A resposta é: 22 Estados nesta altura, embora alguns possam eventualmente mudar de ideia. E o que esses Estados têm em comum? Principalmente, uma história de escravidão: só um ex-membro da Confederação expandiu o Medicaid e, enquanto poucos Estados do norte participam do movimento, mais de 80% da população de Estados que recusam o Medicaid vivem em unidades que praticavam a escravidão antes da Guerra Civil.

E não é apenas a reforma da saúde: uma história de escravidão é um forte fator de previsão de tudo, desde o controle das armas (ou ausência dele) aos salários mínimos baixos, hostilidade aos sindicatos e política fiscal.

Então sempre será assim? Os EUA estão condenados a viver para sempre politicamente à sombra da escravidão?

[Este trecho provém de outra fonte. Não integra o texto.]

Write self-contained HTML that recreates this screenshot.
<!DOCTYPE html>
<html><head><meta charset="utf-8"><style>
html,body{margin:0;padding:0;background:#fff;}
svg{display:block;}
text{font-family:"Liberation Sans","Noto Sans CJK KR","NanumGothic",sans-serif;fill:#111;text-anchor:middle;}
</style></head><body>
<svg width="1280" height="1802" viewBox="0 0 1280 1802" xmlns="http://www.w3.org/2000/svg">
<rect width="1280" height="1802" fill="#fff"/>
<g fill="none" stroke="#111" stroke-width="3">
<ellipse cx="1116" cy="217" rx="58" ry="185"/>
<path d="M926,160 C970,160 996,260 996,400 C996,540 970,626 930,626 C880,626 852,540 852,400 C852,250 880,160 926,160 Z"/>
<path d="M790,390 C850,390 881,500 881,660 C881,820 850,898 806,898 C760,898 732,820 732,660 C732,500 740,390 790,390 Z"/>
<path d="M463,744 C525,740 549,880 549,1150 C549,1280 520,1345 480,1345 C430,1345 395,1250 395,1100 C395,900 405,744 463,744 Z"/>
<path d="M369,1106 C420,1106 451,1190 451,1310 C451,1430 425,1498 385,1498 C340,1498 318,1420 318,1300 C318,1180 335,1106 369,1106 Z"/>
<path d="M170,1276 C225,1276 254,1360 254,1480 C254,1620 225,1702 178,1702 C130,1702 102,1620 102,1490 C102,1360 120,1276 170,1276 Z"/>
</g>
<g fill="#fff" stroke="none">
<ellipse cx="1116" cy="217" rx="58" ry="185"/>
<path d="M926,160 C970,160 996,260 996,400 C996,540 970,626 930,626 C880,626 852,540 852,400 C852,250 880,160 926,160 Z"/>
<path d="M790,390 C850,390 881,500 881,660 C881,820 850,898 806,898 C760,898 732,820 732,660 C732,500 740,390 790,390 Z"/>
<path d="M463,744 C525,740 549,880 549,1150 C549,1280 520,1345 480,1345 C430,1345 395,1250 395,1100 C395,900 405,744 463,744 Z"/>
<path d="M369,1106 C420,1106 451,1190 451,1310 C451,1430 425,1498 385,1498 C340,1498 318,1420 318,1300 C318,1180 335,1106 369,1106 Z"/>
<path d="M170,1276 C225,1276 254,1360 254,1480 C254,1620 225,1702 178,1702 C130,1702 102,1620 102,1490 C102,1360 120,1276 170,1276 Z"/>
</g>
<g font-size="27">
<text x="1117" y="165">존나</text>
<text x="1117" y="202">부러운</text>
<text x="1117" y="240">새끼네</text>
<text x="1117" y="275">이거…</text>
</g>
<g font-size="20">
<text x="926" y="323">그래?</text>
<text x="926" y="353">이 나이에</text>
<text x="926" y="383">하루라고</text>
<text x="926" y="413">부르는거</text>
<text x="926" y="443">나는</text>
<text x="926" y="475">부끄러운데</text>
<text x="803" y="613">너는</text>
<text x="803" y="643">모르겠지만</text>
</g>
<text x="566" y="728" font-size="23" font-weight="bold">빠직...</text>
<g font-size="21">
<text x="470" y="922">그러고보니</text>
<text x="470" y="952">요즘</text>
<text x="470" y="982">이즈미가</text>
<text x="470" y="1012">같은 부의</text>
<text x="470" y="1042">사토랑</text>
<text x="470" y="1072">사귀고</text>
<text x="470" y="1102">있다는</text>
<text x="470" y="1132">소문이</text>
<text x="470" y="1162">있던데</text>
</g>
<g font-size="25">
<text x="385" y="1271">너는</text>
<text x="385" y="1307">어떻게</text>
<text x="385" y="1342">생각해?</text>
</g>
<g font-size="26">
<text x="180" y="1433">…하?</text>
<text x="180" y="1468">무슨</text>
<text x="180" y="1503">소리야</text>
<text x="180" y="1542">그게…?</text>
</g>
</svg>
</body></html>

Eu gostaria de pensar que não. Por um lado, nosso país está se tornando mais diversificado etnicamente, e a antiga polaridade negro-branco lentamente se torna antiquada. Por outro, como eu disse, nós realmente nos tornamos uma sociedade muito menos racista, e em geral muito mais tolerante, de muitas maneiras. Com o tempo, deveríamos esperar ver diminuir a influência da política de racismo disfarçado.

Mas isso ainda não aconteceu. De vez em quando você ouve um coro de vozes declarando que a raça não é mais um problema nos EUA. É excesso de otimismo; ainda somos assombrados pelo pecado original de nosso país.